Future is bright for Tanzanian swimmers with policy, support


WITH Tokyo 2020 Olympic campaign sweeping across the medal-hungry Tanzania, swimming, a purely English Medium School’s dominion, has been among a few practitioners in the bandwagon.

There is a significant achievement in swimming reported in the recent years despite going unnoticeably in Tanzania’s sports mainstream; all in the sport’s bid to win the country’s medals in big games.

Just three years remaining before Tokyo 2020, the swimming governing body, Tanzania Swimming Association (TSA) has been using all what it could to drill its athletes so that they pass qualifications tests.

Hottest in the focus for the hard fighting TSA team is hosting the continental level swimming competitions governed by CANA III (Confederation Africaine de Natation) or African swimming confederation.

The local swimming body has been honoured to host this year’s round of the continental level competition that solely involves the young athletes. To make it reaches the desired goal, TSA is seeking 30,000 US dollars (about 66m/-) sponsorship enable to it successfully host CANA Zone III Swimming Championship.

As unveiled by its Secretary General, Ramadhani Namkoveka, HOPAC International School in Dar es Salaam is the venue picked for the championship to be held from October 19th to 21st this year.

Namkoveka said the fundraising committee has been fighting hard to raise the funds, but its efforts can only be successful if individuals, corporate firms and government institutions come forward and give a helping hand.

To TSA, hosting CANA III means to shape athletes and pick the best ones for the national swimming team that will represent the country in the 2018 Commonwealth Games to be held in Gold Coast, Australia, as well as Youth Olympics, scheduled to take place in October the following year in Argentina.

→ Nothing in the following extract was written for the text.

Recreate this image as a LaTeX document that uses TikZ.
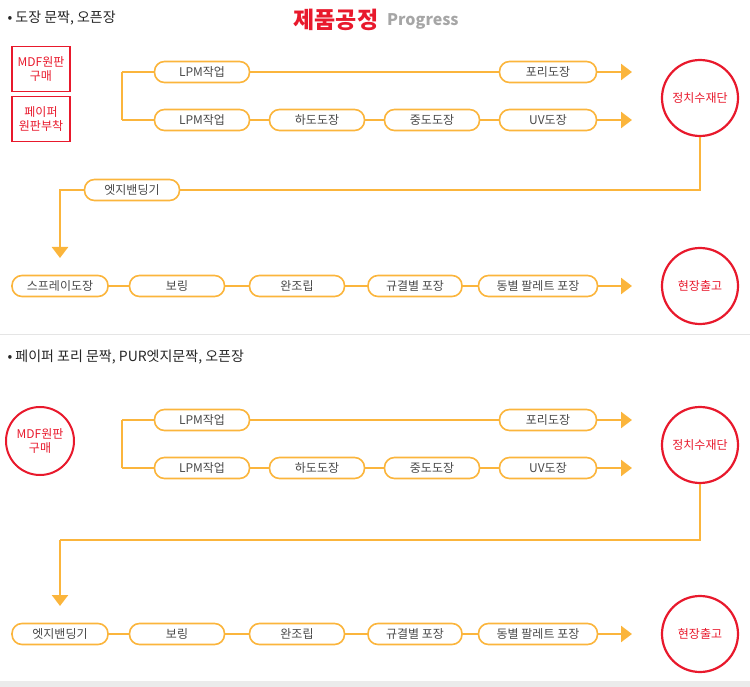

Also among the focus in the visionary TSA leadership is the 4th edition of the continental level competition (CANA III) to be staged in Malawi next year. While seeking support, TSA sees 10,000 US dollars it has received from the International Swimming Federation (FINA), for preparations is not sufficient for the job.

The amount which is about 24m/- can not meet all requirements in the big tournament whose participants involve seven Africans countries namely South Africa, Zambia, Kenya, Uganda, Rwanda, South Sudan and Djibouti.

It is a reality that winning medal in big games such as Olympics, World Championship or Commonwealth Games needs visionary plans, financial support and effective trainings. First we have to learn from countries that bring home the most Olympic medals?

It seems obvious: Those with more wealth and larger populations; rich countries with more people produce more top athletes and have more money to support them. That theory is arguably borne out in the fact that the United States (103 medals, 46 gold) and China (88 medals, 38 gold) brought home the most medals in 2012 London Olympics, and the results were almost the same in Rio de Janeiro Games four years later.

But that can’t be the whole story. If population size is so important, why has India, with 1.3 billion people, won only 26 Olympic medals in its history — while China, with just 100 million more residents, has won 473? The answer is simple; policy, preparations and handpicking of talented athletes.

Various researches found that nations that “institutionalize” the promotion of Olympic sports tend to be more successful. Such nations create a centralised system for identifying talented athletes, supporting them financially and with first-class training facilities, coaching and scientific expertise.

Soviet bloc countries pioneered such institutionalisation in the 1960s and 1970s. Two contemporary examples are the Australian Institute of Sport (AIS) and the Norwegian Olympiatoppen (OT). The AIS and OT have such high-performance sport policies that scholars even called these agencies “medal factories.”

Also it can be helpful to the developing countries like Tanzania is specialising in the sports in which the nation is most likely to medal. Previous athletics and boxing were the focus and the country managed to win several Commonwealth Games medals and the only two silver medals in Olympics.

Filbert Bayi and Suleiman Nyambui who won Olympic medals in 3000m steeplechase and 5000m respectively were both long distance runners. Since then long distance races became the country major hopes in big games.

Taking from neighbours Kenya and Ethiopia, it seems clear that nations that focus on promoting sports where they’re most likely to win are more likely to bring home medals.

Tanzania, a member of International Olympic Committee (IOC) could be among the countries that have generally taken two strategies: Either promote sports in which the nation has long excelled or support sports newly added to the Olympics.

Poorer or smaller countries tend to take a more targeted approach as well. For instance, Ethiopia invests in running, winning all 45 Olympic medals for the country in that sport, most of them in long-distance running.

Jamaica has won all but three of its 68 Olympic medals in sprinting events. Cuba focuses on boxing, and has won 67 of its 209 summer Olympic medals in that sport. TSA is one of the sports bodies that has seen a bright future for the local swimmers and engaged in efforts to ensure they are well developed to the international standards.

It is only the right policies and commitment that can help our sports bodies achieve as it has been proven that wealth and size aren’t the only paths to Olympic victory. This can be proved by Cuba, the master of boxing, Kenya and Ethiopia who dominate the running.